I definitely don't agree with your analysis. I think the fact that Legislative leaders have remained open about the discussion of new revenue post-speech shows the Governor has done the work and laid out a plan that is well-thought out and workable. In addition to the expected negative response on talk radio and among some Republicans, there has been supportive comments from legislators and other elected officials and the business community. For example:

Jon Hurst, president of the Retailers Association of Massachusetts:

“A lot of our Main Street businesses have seen billions of dollars’ worth of sales go to New Hampshire and Internet sellers. At first blush it’s a very bold move to restructure our tax code to make it fairer.”

Cong. Steve Lynch:

"After listening to Patrick call for a massive $1.9 billion tax increase to cover new spending for infrastructure and education, Lynch gave the governor credit for balancing a proposed income tax increase with a sales tax cut and showing “courage.”

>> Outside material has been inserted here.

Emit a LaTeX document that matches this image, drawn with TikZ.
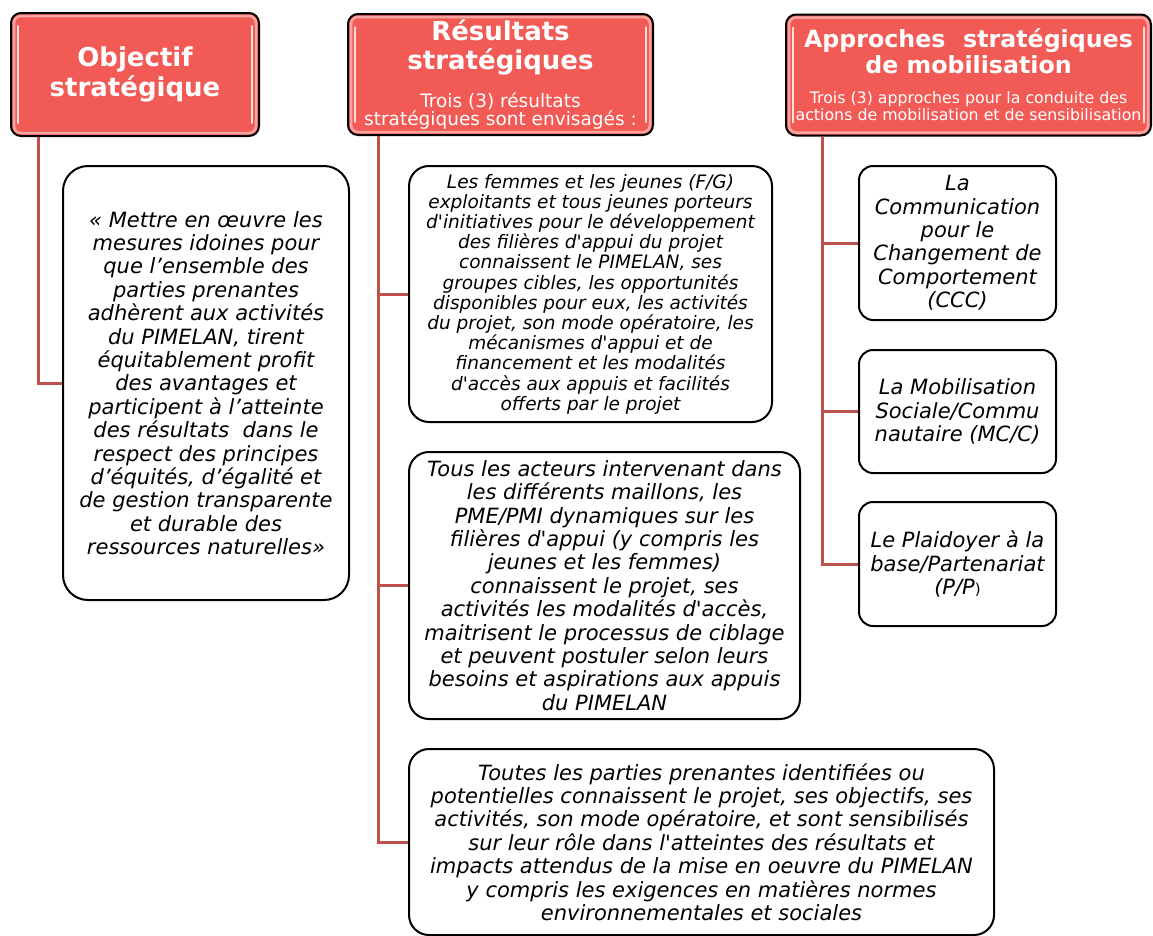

“We’ve got a similar challenge down in Washington, but I’m glad to see the governor taking he bull by the horns, and he’s got to convince some legislators in there but I think he’s stepping up and exercising leadership,” Lynch said."

Cong. Joe Kennedy:

"Education and transportation are critical pillars in expanding economic opportunity across the Commonwealth. While there is no question we need to approach these challenges in a fiscally responsible way, the investments proposed by Governor Patrick will stimulate growth and keep Massachusetts competitive for generations to come."

January 18, 2013 8:11 AM  
Blogger Outraged Liberal said...

Thanks, as always, for your comment Doug. But I see you're noting support from elected officials and folks with public policy-related jobs.

I'm talking about the reaction I'm hearing from folks at work, people who are looking at paychecks that have already been shrunk by the elimination of the 2 percent Social Security tax cut and who are now being presented with headlines about much higher new income taxes.

I have no doubt the governor did his homework with lawmakers. But the way the message hit the public Wednesday night means there was less homework on how the message might be received. And that means there's a lot more work ahead to sell the good works being proposed with the increased revenue.